Gill told the audience that conditions were dismal, with up to 50 people sharing just a few rooms. “The worst thing though were the rations,” he said. “Hunger was a constant problem.”

After Brian’s death, a “cynical journalist,” per Gill’s description, named George Giffen comforted Billie, and eventually she became pregnant again. “Their relations had deepened,” Gill put it wryly.

Gill recounted that his mother revealed an illuminating memory of the grief period to him when he was well into adulthood: “All I could think of was to replace my loss.” Thus, Ian became the two sons rolled into one.

At the end of the war, Giffen returned to a previous marriage in Canada, and Gill would not see him until he was 40 years old, having tracked him down to a remote island in British Columbia. Despite the circumstances, Gill said he and his father grew close for the remainder of Giffen’s life.

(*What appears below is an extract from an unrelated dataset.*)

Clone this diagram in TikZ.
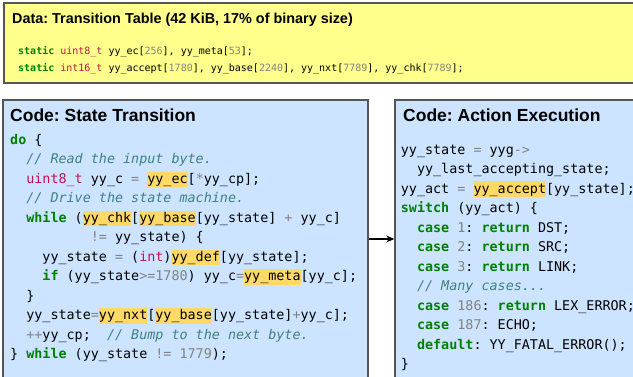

Back at Cowie’s home high in the Sharon hills, Gill said that he and his old university friend – the two had met in England over 60 years ago – only realized the previous evening that both had met their dads as adults. Cowie reunited with his father at 21 after not seeing him since early childhood.

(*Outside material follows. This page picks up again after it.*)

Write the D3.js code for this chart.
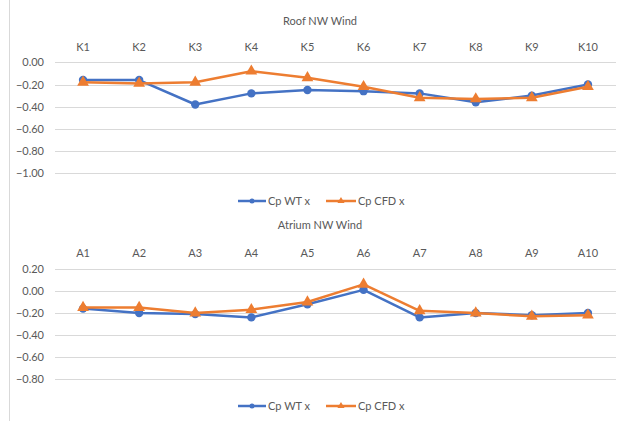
<!DOCTYPE html>
<html><head><meta charset="utf-8">
<script src="https://cdn.jsdelivr.net/npm/d3@7"></script>
<style>body{margin:0;background:#fff}svg{display:block}text{font-family:Lato,"Open Sans",sans-serif;fill:#595959}</style>
</head><body><svg id="c" width="626" height="421"></svg>
<script>
const roofCategories = ["K1","K2","K3","K4","K5","K6","K7","K8","K9","K10"];
const roofWT  = [-0.16,-0.16,-0.38,-0.28,-0.25,-0.26,-0.28,-0.36,-0.30,-0.20];
const roofCFD = [-0.18,-0.19,-0.18,-0.08,-0.14,-0.22,-0.32,-0.33,-0.32,-0.22];
const roofTicks = [0,-0.2,-0.4,-0.6,-0.8,-1.0];

const atriumCategories = ["A1","A2","A3","A4","A5","A6","A7","A8","A9","A10"];
const atriumWT  = [-0.16,-0.20,-0.21,-0.24,-0.12,0.01,-0.24,-0.20,-0.22,-0.20];
const atriumCFD = [-0.15,-0.15,-0.20,-0.17,-0.10,0.06,-0.18,-0.20,-0.23,-0.22];
const atriumTicks = [0.2,0,-0.2,-0.4,-0.6,-0.8];

const seriesNames = ["Cp WT x","Cp CFD x"];
const colors = ["#4472C4","#ED7D31"];

const svg = d3.select("#c");
svg.append("line").attr("x1",9.5).attr("x2",9.5).attr("y1",0).attr("y2",421).attr("stroke","#d9d9d9");

function panel(oy, title, cats, wt, cfd, ticks, yTop, yBot){
  const g = svg.append("g").attr("transform",`translate(0,${oy})`);
  const x = d3.scaleBand().domain(cats).range([55,616]);
  const y = d3.scaleLinear().domain([yBot,yTop]).range([yBot===-1?173.3:379-oy, yTop===0?62.3:269-oy]);
  g.append("text").attr("x",320).attr("y",oy===0?25:18.5).attr("text-anchor","middle").attr("font-size",11).text(title);
  const catY = oy===0?51:47;
  g.selectAll(".cat").data(cats).join("text").attr("x",d=>x(d)+x.bandwidth()/2).attr("y",catY)
    .attr("text-anchor","middle").attr("font-size",11).text(d=>d);
  const yAxis = d3.axisLeft(y).tickValues(ticks).tickFormat(d3.format(".2f")).tickSize(0);
  const ya = g.append("g").attr("transform","translate(55,0)").call(yAxis);
  ya.select(".domain").remove();
  ya.selectAll("text").attr("x",-11).attr("font-size",11).attr("fill","#595959").style("font-family","Lato,'Open Sans',sans-serif");
  g.selectAll(".grid").data(ticks).join("line").attr("x1",55).attr("x2",616)
    .attr("y1",d=>Math.round(y(d))+0.5).attr("y2",d=>Math.round(y(d))+0.5).attr("stroke","#d9d9d9").attr("stroke-width",1);
  const cx = i => x(cats[i]) + x.bandwidth()/2;
  const line = d3.line().x((d,i)=>cx(i)).y(d=>y(d));
  [wt,cfd].forEach((s,k)=>{
    g.append("path").datum(s).attr("d",line).attr("fill","none").attr("stroke",colors[k]).attr("stroke-width",2.5).attr("stroke-linejoin","round");
    if(k===0){
      g.selectAll(".m0").data(s).join("circle").attr("cx",(d,i)=>cx(i)).attr("cy",d=>y(d)).attr("r",4.2).attr("fill",colors[0]);
    } else {
      g.selectAll(".m1").data(s).join("path").attr("transform",(d,i)=>`translate(${cx(i)},${y(d)})`)
        .attr("d",d3.symbol(d3.symbolTriangle,60)).attr("fill",colors[1]);
    }
  });
  // legend
  const ly = oy===0?201:196;
  const leg = [[238,266,268],[326,356,358]];
  leg.forEach((L,k)=>{
    g.append("line").attr("x1",L[0]).attr("x2",L[1]).attr("y1",ly).attr("y2",ly).attr("stroke",colors[k]).attr("stroke-width",2.5);
    if(k===0) g.append("circle").attr("cx",(L[0]+L[1])/2).attr("cy",ly).attr("r",2.5).attr("fill",colors[0]);
    else g.append("path").attr("transform",`translate(${(L[0]+L[1])/2},${ly})`).attr("d",d3.symbol(d3.symbolTriangle,22)).attr("fill",colors[1]);
    g.append("text").attr("x",L[2]).attr("y",ly+4).attr("font-size",11).text(seriesNames[k]);
  });
}
panel(0,"Roof NW Wind",roofCategories,roofWT,roofCFD,roofTicks,0,-1);
panel(210,"Atrium NW Wind",atriumCategories,atriumWT,atriumCFD,atriumTicks,0.2,-0.8);
</script></body></html>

“Two boys, him and me, looking for our fathers” was how this story of faraway countries and timelines connects to Sharon, Gill said, since Cowie was the reason he had come to Sharon to tell his story.

Aside from his immediate family, Gill’s research reveals fascinating tales from other pockets of his ancestry, such as his great-grandmother who hailed from a country parish in western England and eventually became a hotelier in a Chinese resort town, and her son, Billie’s adopted father, who developed postal routes in remote parts of China and broke social customs by marrying a Chinese woman. He eventually left her, and the family, for an affair with a Russian woman stuck in China following the 1917 Bolshevik Revolution.

The rest of the details are in the book, Gill said with a smile.

“Searching for Billie: A journalist’s quest to understand his mother’s past leads him to discover a vanished China,” was published by Hong Kong English-language company Blacksmith Books and is distributed in the U.S. by Simon & Schuster. It’s available for purchase online via Amazon and other retailers.